====== Input ======

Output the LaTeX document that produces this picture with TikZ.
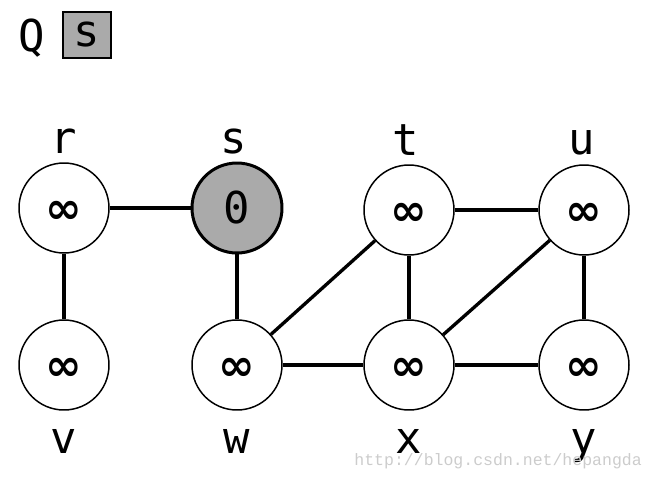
\documentclass[tikz,border=0pt]{standalone}
\usepackage{fontspec}
\newfontfamily\graphfont{DejaVu Sans Mono}
\newfontfamily\symfont{DejaVu Sans}
\newfontfamily\markfont{Liberation Mono}
\definecolor{queuegray}{HTML}{AAAAAA}
\definecolor{markgray}{HTML}{CCCCCC}
\newcommand{\infdist}{\raisebox{-0.36em}[0pt][0pt]{\symfont\bfseries ∞}}
\begin{document}
\begin{tikzpicture}[x=0.02cm, y=-0.02cm,
  vertex/.style={circle, draw, line width=0.85pt, fill=white, minimum size=1.8cm,
    inner sep=0pt, font=\graphfont\fontsize{25}{28}\selectfont},
  source/.style={vertex, fill=queuegray, line width=1.7pt},
  vname/.style={anchor=base, inner sep=0pt, font=\graphfont\fontsize{25}{28}\selectfont},
  edge/.style={line width=1.9pt}]
  \useasboundingbox (0,0) rectangle (658,480);

  % Queue
  \node[vname] (Q) at (32,51) {Q};
  \node[draw, line width=1pt, fill=queuegray, minimum width=0.96cm, minimum height=0.92cm,
    inner sep=0pt, font=\graphfont\fontsize{25}{28}\selectfont] (Qs) at (87,35) {s};

  % Vertices
  \node[vertex] (r) at (64,208) {\infdist};
  \node[source] (s) at (237,208) {0};
  \node[vertex] (t) at (409,210) {\infdist};
  \node[vertex] (u) at (584,210) {\infdist};
  \node[vertex] (v) at (64,365) {\infdist};
  \node[vertex] (w) at (237,365) {\infdist};
  \node[vertex] (x) at (409,365) {\infdist};
  \node[vertex] (y) at (584,365) {\infdist};

  % Labels
  \node[vname] (rl) at (64,153) {r};
  \node[vname] (sl) at (234,153) {s};
  \node[vname] (tl) at (406,155) {t};
  \node[vname] (ul) at (582,154) {u};
  \node[vname] (vl) at (64,453) {v};
  \node[vname] (wl) at (237,453) {w};
  \node[vname] (xl) at (409,453) {x};
  \node[vname] (yl) at (584,453) {y};

  % Edges
  \draw[edge] (r) -- (s);
  \draw[edge] (r) -- (v);
  \draw[edge] (s) -- (w);
  \draw[edge] (w) -- (t);
  \draw[edge] (w) -- (x);
  \draw[edge] (t) -- (u);
  \draw[edge] (t) -- (x);
  \draw[edge] (x) -- (u);
  \draw[edge] (x) -- (y);
  \draw[edge] (u) -- (y);

  % Watermark
  \node[markgray, font=\markfont\fontsize{9.4}{11}\selectfont, anchor=east] (mark) at (648,461)
    {http://blog.csdn.net/hepangda};
\end{tikzpicture}
\end{document}
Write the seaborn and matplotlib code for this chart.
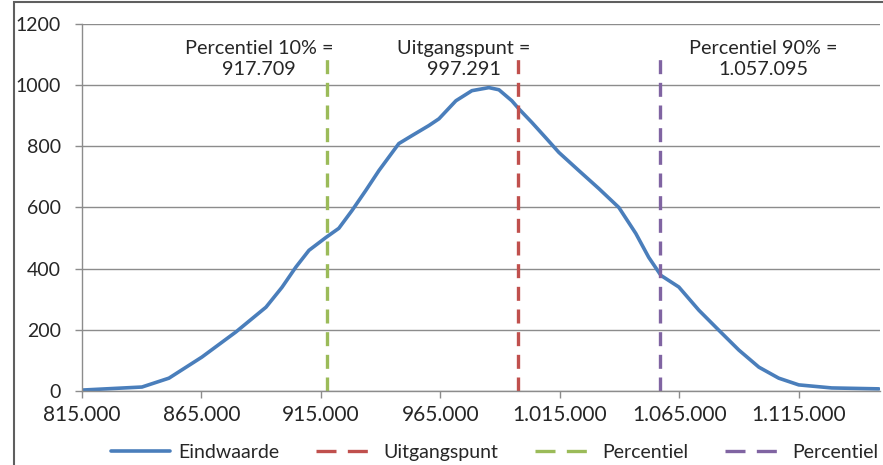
import matplotlib
matplotlib.use("Agg")
import matplotlib.pyplot as plt
import matplotlib.ticker as mticker
from matplotlib.patches import Rectangle
from matplotlib.lines import Line2D
import seaborn as sns
import pandas as pd

# ---- data ----
x_vals = [815000, 840100, 851400, 865200, 879400, 892000, 898700, 904500, 910000,
          917100, 922500, 928000, 933800, 939300, 947600, 953100, 960200, 964400,
          971500, 978200, 985300, 989500, 994900, 997800, 1003300, 1009100,
          1014600, 1022900, 1031300, 1039700, 1046800, 1052200, 1057300, 1064800,
          1073200, 1081500, 1089900, 1098300, 1106600, 1115000, 1128800, 1148500]
y_vals = [3, 13, 42, 111, 193, 274, 339, 405, 460, 502, 532, 590, 656, 721, 809,
          835, 868, 890, 949, 982, 992, 985, 949, 923, 878, 828, 780, 721, 662,
          600, 515, 437, 378, 340, 264, 199, 134, 78, 42, 20, 10, 7]
series_name = "Eindwaarde"
ref_names = ["Uitgangspunt", "Percentiel", "Percentiel"]
ref_values = [997291, 917709, 1057095]
ref_colors = ["#c0504d", "#9bbb59", "#8064a2"]
ref_labels = ["Uitgangspunt =\n997.291", "Percentiel 10% =\n917.709",
              "Percentiel 90% =\n1.057.095"]
label_x = [974800, 889000, 1100000]
ref_top = 1100
y_ticks = [0, 200, 400, 600, 800, 1000, 1200]
x_ticks = [815000, 865000, 915000, 965000, 1015000, 1065000, 1115000]

sns.set_theme(style="white")
plt.rcParams["font.family"] = ["Lato", "DejaVu Sans"]

df = pd.DataFrame({"x": x_vals, "y": y_vals})

fig = plt.figure(figsize=(8.83, 4.65), dpi=100)
ax = fig.add_axes([82 / 883, 1 - 391 / 465, (880 - 82) / 883, (391 - 24) / 465])

txt_color = "#262626"
grid_color = "#8c8c8c"
line_color = "#4a7ebb"

ax.set_axisbelow(True)
ax.yaxis.grid(True, color=grid_color, linewidth=1.0)

sns.lineplot(data=df, x="x", y="y", ax=ax, color=line_color, linewidth=2.6,
             label=series_name, legend=False)
ax.lines[0].set_solid_joinstyle("round")
ax.lines[0].set_solid_capstyle("round")

handles = [Line2D([], [], color=line_color, linewidth=2.6)]
for v, c, n in zip(ref_values, ref_colors, ref_names):
    ax.plot([v, v], [0, ref_top], color=c, linewidth=2.4,
            dashes=(4.2, 2.6), label=n)
    handles.append(Line2D([], [], color=c, linewidth=2.4, dashes=(6.0, 3.4)))

for xv, t in zip(label_x, ref_labels):
    ax.text(xv, 1086, t, ha="center", va="center", fontsize=14.3,
            color=txt_color, linespacing=1.3)

ax.set_xlim(815000, 1149000)
ax.set_ylim(0, 1200)
ax.set_xticks(x_ticks)
ax.set_yticks(y_ticks)
ax.xaxis.set_major_formatter(mticker.FuncFormatter(
    lambda v, p: f"{int(round(v)):,}".replace(",", ".")))
ax.set_xlabel("")
ax.set_ylabel("")

for s in ["top", "right"]:
    ax.spines[s].set_visible(False)
for s in ["left", "bottom"]:
    ax.spines[s].set_color(grid_color)
    ax.spines[s].set_linewidth(1.0)

ax.tick_params(axis="both", which="both", direction="out", length=5,
               width=1.0, color=grid_color, labelcolor=txt_color)
ax.tick_params(axis="y", pad=10, left=True, labelsize=14)
ax.tick_params(axis="x", pad=5, bottom=True, labelsize=15)

fig.legend(handles=handles,
           labels=[series_name] + ref_names,
           loc="center", bbox_to_anchor=(495 / 883, 1 - 452 / 465),
           ncol=4, frameon=False, fontsize=14, handlelength=3.0,
           columnspacing=1.9, handletextpad=0.45, labelcolor=txt_color)

fig.patches.append(Rectangle((14 / 883, -0.1), 1.2, (1 - 2 / 465) + 0.1,
                             transform=fig.transFigure, fill=False,
                             edgecolor="#5f5f5f", linewidth=1.5))

fig.savefig("out.png", dpi=100)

======

» Stated problem
Transcribe all of the material exactly, leaving out whatever pictures it contains.

» The answer
Output the LaTeX document that produces this picture with TikZ.
\documentclass[tikz,border=0pt]{standalone}
\usepackage{fontspec}
\newfontfamily\graphfont{DejaVu Sans Mono}
\newfontfamily\symfont{DejaVu Sans}
\newfontfamily\markfont{Liberation Mono}
\definecolor{queuegray}{HTML}{AAAAAA}
\definecolor{markgray}{HTML}{CCCCCC}
\newcommand{\infdist}{\raisebox{-0.36em}[0pt][0pt]{\symfont\bfseries ∞}}
\begin{document}
\begin{tikzpicture}[x=0.02cm, y=-0.02cm,
  vertex/.style={circle, draw, line width=0.85pt, fill=white, minimum size=1.8cm,
    inner sep=0pt, font=\graphfont\fontsize{25}{28}\selectfont},
  source/.style={vertex, fill=queuegray, line width=1.7pt},
  vname/.style={anchor=base, inner sep=0pt, font=\graphfont\fontsize{25}{28}\selectfont},
  edge/.style={line width=1.9pt}]
  \useasboundingbox (0,0) rectangle (658,480);

  % Queue
  \node[vname] (Q) at (32,51) {Q};
  \node[draw, line width=1pt, fill=queuegray, minimum width=0.96cm, minimum height=0.92cm,
    inner sep=0pt, font=\graphfont\fontsize{25}{28}\selectfont] (Qs) at (87,35) {s};

  % Vertices
  \node[vertex] (r) at (64,208) {\infdist};
  \node[source] (s) at (237,208) {0};
  \node[vertex] (t) at (409,210) {\infdist};
  \node[vertex] (u) at (584,210) {\infdist};
  \node[vertex] (v) at (64,365) {\infdist};
  \node[vertex] (w) at (237,365) {\infdist};
  \node[vertex] (x) at (409,365) {\infdist};
  \node[vertex] (y) at (584,365) {\infdist};

  % Labels
  \node[vname] (rl) at (64,153) {r};
  \node[vname] (sl) at (234,153) {s};
  \node[vname] (tl) at (406,155) {t};
  \node[vname] (ul) at (582,154) {u};
  \node[vname] (vl) at (64,453) {v};
  \node[vname] (wl) at (237,453) {w};
  \node[vname] (xl) at (409,453) {x};
  \node[vname] (yl) at (584,453) {y};

  % Edges
  \draw[edge] (r) -- (s);
  \draw[edge] (r) -- (v);
  \draw[edge] (s) -- (w);
  \draw[edge] (w) -- (t);
  \draw[edge] (w) -- (x);
  \draw[edge] (t) -- (u);
  \draw[edge] (t) -- (x);
  \draw[edge] (x) -- (u);
  \draw[edge] (x) -- (y);
  \draw[edge] (u) -- (y);

  % Watermark
  \node[markgray, font=\markfont\fontsize{9.4}{11}\selectfont, anchor=east] (mark) at (648,461)
    {http://blog.csdn.net/hepangda};
\end{tikzpicture}
\end{document}
Write the seaborn and matplotlib code for this chart.
import matplotlib
matplotlib.use("Agg")
import matplotlib.pyplot as plt
import matplotlib.ticker as mticker
from matplotlib.patches import Rectangle
from matplotlib.lines import Line2D
import seaborn as sns
import pandas as pd

# ---- data ----
x_vals = [815000, 840100, 851400, 865200, 879400, 892000, 898700, 904500, 910000,
          917100, 922500, 928000, 933800, 939300, 947600, 953100, 960200, 964400,
          971500, 978200, 985300, 989500, 994900, 997800, 1003300, 1009100,
          1014600, 1022900, 1031300, 1039700, 1046800, 1052200, 1057300, 1064800,
          1073200, 1081500, 1089900, 1098300, 1106600, 1115000, 1128800, 1148500]
y_vals = [3, 13, 42, 111, 193, 274, 339, 405, 460, 502, 532, 590, 656, 721, 809,
          835, 868, 890, 949, 982, 992, 985, 949, 923, 878, 828, 780, 721, 662,
          600, 515, 437, 378, 340, 264, 199, 134, 78, 42, 20, 10, 7]
series_name = "Eindwaarde"
ref_names = ["Uitgangspunt", "Percentiel", "Percentiel"]
ref_values = [997291, 917709, 1057095]
ref_colors = ["#c0504d", "#9bbb59", "#8064a2"]
ref_labels = ["Uitgangspunt =\n997.291", "Percentiel 10% =\n917.709",
              "Percentiel 90% =\n1.057.095"]
label_x = [974800, 889000, 1100000]
ref_top = 1100
y_ticks = [0, 200, 400, 600, 800, 1000, 1200]
x_ticks = [815000, 865000, 915000, 965000, 1015000, 1065000, 1115000]

sns.set_theme(style="white")
plt.rcParams["font.family"] = ["Lato", "DejaVu Sans"]

df = pd.DataFrame({"x": x_vals, "y": y_vals})

fig = plt.figure(figsize=(8.83, 4.65), dpi=100)
ax = fig.add_axes([82 / 883, 1 - 391 / 465, (880 - 82) / 883, (391 - 24) / 465])

txt_color = "#262626"
grid_color = "#8c8c8c"
line_color = "#4a7ebb"

ax.set_axisbelow(True)
ax.yaxis.grid(True, color=grid_color, linewidth=1.0)

sns.lineplot(data=df, x="x", y="y", ax=ax, color=line_color, linewidth=2.6,
             label=series_name, legend=False)
ax.lines[0].set_solid_joinstyle("round")
ax.lines[0].set_solid_capstyle("round")

handles = [Line2D([], [], color=line_color, linewidth=2.6)]
for v, c, n in zip(ref_values, ref_colors, ref_names):
    ax.plot([v, v], [0, ref_top], color=c, linewidth=2.4,
            dashes=(4.2, 2.6), label=n)
    handles.append(Line2D([], [], color=c, linewidth=2.4, dashes=(6.0, 3.4)))

for xv, t in zip(label_x, ref_labels):
    ax.text(xv, 1086, t, ha="center", va="center", fontsize=14.3,
            color=txt_color, linespacing=1.3)

ax.set_xlim(815000, 1149000)
ax.set_ylim(0, 1200)
ax.set_xticks(x_ticks)
ax.set_yticks(y_ticks)
ax.xaxis.set_major_formatter(mticker.FuncFormatter(
    lambda v, p: f"{int(round(v)):,}".replace(",", ".")))
ax.set_xlabel("")
ax.set_ylabel("")

for s in ["top", "right"]:
    ax.spines[s].set_visible(False)
for s in ["left", "bottom"]:
    ax.spines[s].set_color(grid_color)
    ax.spines[s].set_linewidth(1.0)

ax.tick_params(axis="both", which="both", direction="out", length=5,
               width=1.0, color=grid_color, labelcolor=txt_color)
ax.tick_params(axis="y", pad=10, left=True, labelsize=14)
ax.tick_params(axis="x", pad=5, bottom=True, labelsize=15)

fig.legend(handles=handles,
           labels=[series_name] + ref_names,
           loc="center", bbox_to_anchor=(495 / 883, 1 - 452 / 465),
           ncol=4, frameon=False, fontsize=14, handlelength=3.0,
           columnspacing=1.9, handletextpad=0.45, labelcolor=txt_color)

fig.patches.append(Rectangle((14 / 883, -0.1), 1.2, (1 - 2 / 465) + 0.1,
                             transform=fig.transFigure, fill=False,
                             edgecolor="#5f5f5f", linewidth=1.5))

fig.savefig("out.png", dpi=100)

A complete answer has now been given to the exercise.